Stunningly beautiful poem, especially because she is able to capture the expanse between horizons as if she holds her arms up and outstretched to the glory of the heavens in celebration of all this beauty. And there is an intimacy here in that we share this moment of a day alone, there is nobody to bother us, only us and the rotation of the earth through the sky.
To say this poem is breathless would technically be inaccurate since she involves the breath of the sky in the opening stanza, though she hides it in the word “unwinds” (wind) and “Breadth” (breath). In fact the opening stanza mimics breathing in that the poem opens with the verb “runs” and closes with “still”, as if the sky is breathing and each day is one cycle of inhaling and exhaling. Yet to say the poem is breathless would also be accurate in that what she is describing has left her breathless at the beauty of the “Noon” who “unwinds Her Blue” across the sky like a ribbon being untied on a gift.
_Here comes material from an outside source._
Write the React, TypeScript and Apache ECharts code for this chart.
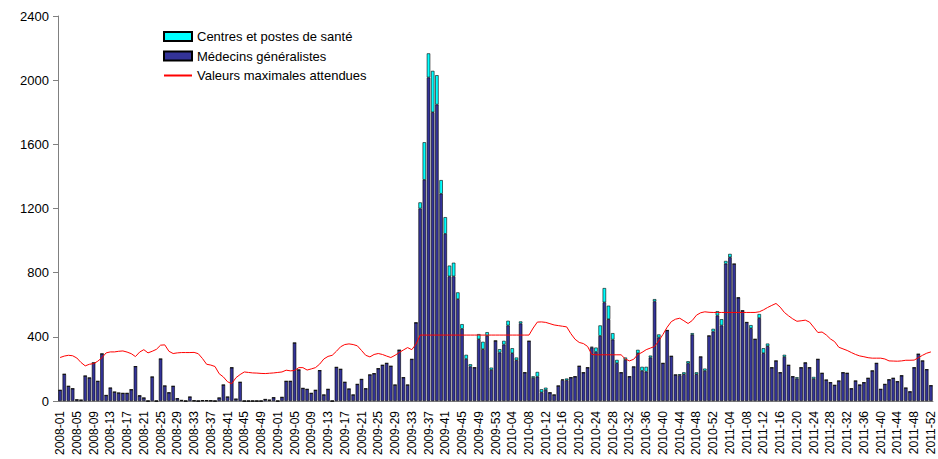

But what does she mean by using the word “Both”? In fact the poem is filled with images of a set of 2: “Both” (three times, once each stanza), “Two”, “set”, and “One – / And One” (as in 1 + 1). Who are these two? I’ve read that it could be a poem about two lovers, which seems plausible, especially since there is a strong current of an almost aching love in this poem as we observe the beauty of the sky. But if we take the poem for what it is: a description of the sky throughout the day and night, it feels as if she is somehow connected to the majesty of the heavens, that she is in love with the whole universe and that the “Both” is her and the heavens. We could image her standing on a hill watching the sunrise, then as the day “unwinds” until evening when the “Lamp” of the moon comes out until she too sets and the “Dusky Arms” of the Milky Way appear and we end with an embrace (as lovers would at night) and the lie together (either to sleep or to make love).